▶ [What needs to be done] Omit all images, then return the remaining material exactly as it stands.

▶ [Recorded information]
= = = = = = =
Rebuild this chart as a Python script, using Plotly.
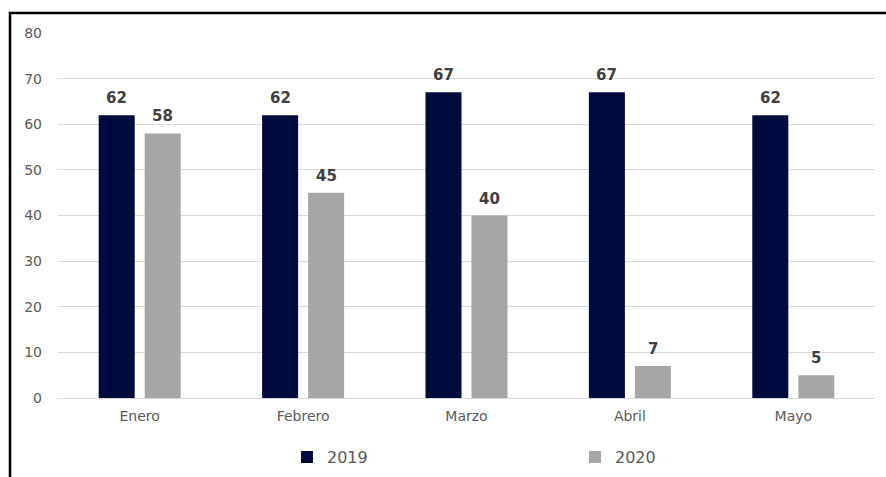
import plotly.graph_objects as go

months = ["Enero", "Febrero", "Marzo", "Abril", "Mayo"]
v2019 = [62, 62, 67, 67, 62]
v2020 = [58, 45, 40, 7, 5]
series_names = ["2019", "2020"]
colors = ["#000B3D", "#A6A6A6"]

W, H = 886, 477
L, R, T, B = 58, 11, 33, 79

fig = go.Figure()
for name, vals, col in zip(series_names, [v2019, v2020], colors):
    fig.add_trace(go.Bar(x=months, y=vals, name=name, marker_color=col,
                         marker_line_width=0))

annos = []
for k, vals in enumerate([v2019, v2020]):
    shift = -23 if k == 0 else 23
    for m, v in zip(months, vals):
        annos.append(dict(x=m, y=v, text=f"<b>{v}</b>", showarrow=False,
                          xref="x", yref="y", yanchor="bottom", xshift=shift,
                          yshift=6, font=dict(family="DejaVu Sans", size=15, color="#404040")))

fig.update_layout(
    width=W, height=H,
    margin=dict(l=L, r=R, t=T, b=B, pad=0, autoexpand=False),
    paper_bgcolor="white", plot_bgcolor="white",
    barmode="group", bargap=0.437, bargroupgap=0.217,
    font=dict(family="DejaVu Sans", color="#595959", size=14),
    annotations=annos,
    showlegend=True,
    legend=dict(orientation="h", x=(287 - L) / (W - L - R), xanchor="left",
                y=-0.162, yanchor="middle",
                entrywidth=243, entrywidthmode="pixels",
                font=dict(size=16, color="#595959"), itemclick=False),
    shapes=[dict(type="rect", xref="paper", yref="paper",
                 x0=(10 - L) / (W - L - R), x1=1.2,
                 y0=-0.4, y1=(H - B - 13) / (H - T - B),
                 line=dict(color="black", width=2.5), layer="above")],
)
fig.update_yaxes(range=[0, 80], dtick=10, showgrid=True, gridcolor="#D9D9D9",
                 gridwidth=1, zeroline=True, zerolinecolor="#D9D9D9", zerolinewidth=1,
                 showline=False, ticks="", ticklabelstandoff=15,
                 tickfont=dict(size=14, color="#595959"))
fig.update_xaxes(showline=False, ticks="", ticklabelstandoff=8,
                 tickfont=dict(size=14, color="#595959"))

fig.write_html("out.html")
= = = = = = =
▶ [Task response]
Rebuild this chart as a Python script, using Plotly.
import plotly.graph_objects as go

months = ["Enero", "Febrero", "Marzo", "Abril", "Mayo"]
v2019 = [62, 62, 67, 67, 62]
v2020 = [58, 45, 40, 7, 5]
series_names = ["2019", "2020"]
colors = ["#000B3D", "#A6A6A6"]

W, H = 886, 477
L, R, T, B = 58, 11, 33, 79

fig = go.Figure()
for name, vals, col in zip(series_names, [v2019, v2020], colors):
    fig.add_trace(go.Bar(x=months, y=vals, name=name, marker_color=col,
                         marker_line_width=0))

annos = []
for k, vals in enumerate([v2019, v2020]):
    shift = -23 if k == 0 else 23
    for m, v in zip(months, vals):
        annos.append(dict(x=m, y=v, text=f"<b>{v}</b>", showarrow=False,
                          xref="x", yref="y", yanchor="bottom", xshift=shift,
                          yshift=6, font=dict(family="DejaVu Sans", size=15, color="#404040")))

fig.update_layout(
    width=W, height=H,
    margin=dict(l=L, r=R, t=T, b=B, pad=0, autoexpand=False),
    paper_bgcolor="white", plot_bgcolor="white",
    barmode="group", bargap=0.437, bargroupgap=0.217,
    font=dict(family="DejaVu Sans", color="#595959", size=14),
    annotations=annos,
    showlegend=True,
    legend=dict(orientation="h", x=(287 - L) / (W - L - R), xanchor="left",
                y=-0.162, yanchor="middle",
                entrywidth=243, entrywidthmode="pixels",
                font=dict(size=16, color="#595959"), itemclick=False),
    shapes=[dict(type="rect", xref="paper", yref="paper",
                 x0=(10 - L) / (W - L - R), x1=1.2,
                 y0=-0.4, y1=(H - B - 13) / (H - T - B),
                 line=dict(color="black", width=2.5), layer="above")],
)
fig.update_yaxes(range=[0, 80], dtick=10, showgrid=True, gridcolor="#D9D9D9",
                 gridwidth=1, zeroline=True, zerolinecolor="#D9D9D9", zerolinewidth=1,
                 showline=False, ticks="", ticklabelstandoff=15,
                 tickfont=dict(size=14, color="#595959"))
fig.update_xaxes(showline=False, ticks="", ticklabelstandoff=8,
                 tickfont=dict(size=14, color="#595959"))

fig.write_html("out.html")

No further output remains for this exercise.